Squeeze into the space and you'll come face to face with pots of chicken feet simmering on burners all day long.
The braised chicken feet come in several flavours, like a tangy, tom yum-inspired pickled pepper sauce. It's $8.50 per 0.6 lbs, which comes up to around 3 feet per order.
These feet are much bigger than the ones you'll find at dim sum. For rookies, it should be noted there's a specific technique to eating chicken feet: throw on your disposable gloves, bite, suck the glutinous bits off the bone, then spit the small joint bones out.
The Chongqing hot pot-style feet are braised in a soup with a slew of different spicy ingredients like Sichuan peppers and peppercorns.
A "5 years old" braised sauce is the least spicy out of all the braised options, though it still does have some kick.

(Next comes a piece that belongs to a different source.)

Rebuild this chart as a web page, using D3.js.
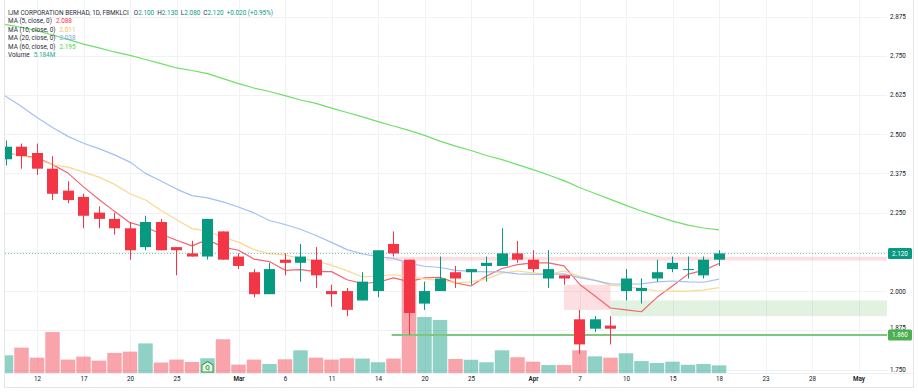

For those who are just trying chicken feet for the same time, I recommend opting for a deep fried version instead, which costs $10 per order.
You'll still have to spit out the little bones, but the texture is a lot less jelly-like, which tends to be what throws people off, and feels akin to deep fried chicken wings.
Other uncommon animal bits include braised trotters for $8 an order. Pig's feet, or pettitoe, is especially popular in Italy, though it's cooked quite commonly in Asia.
Crispy fried duck tongues ($19) are easy to pop back with a can of coke, and make for great drinking food if you want to take it home and have them with a bottle of beer.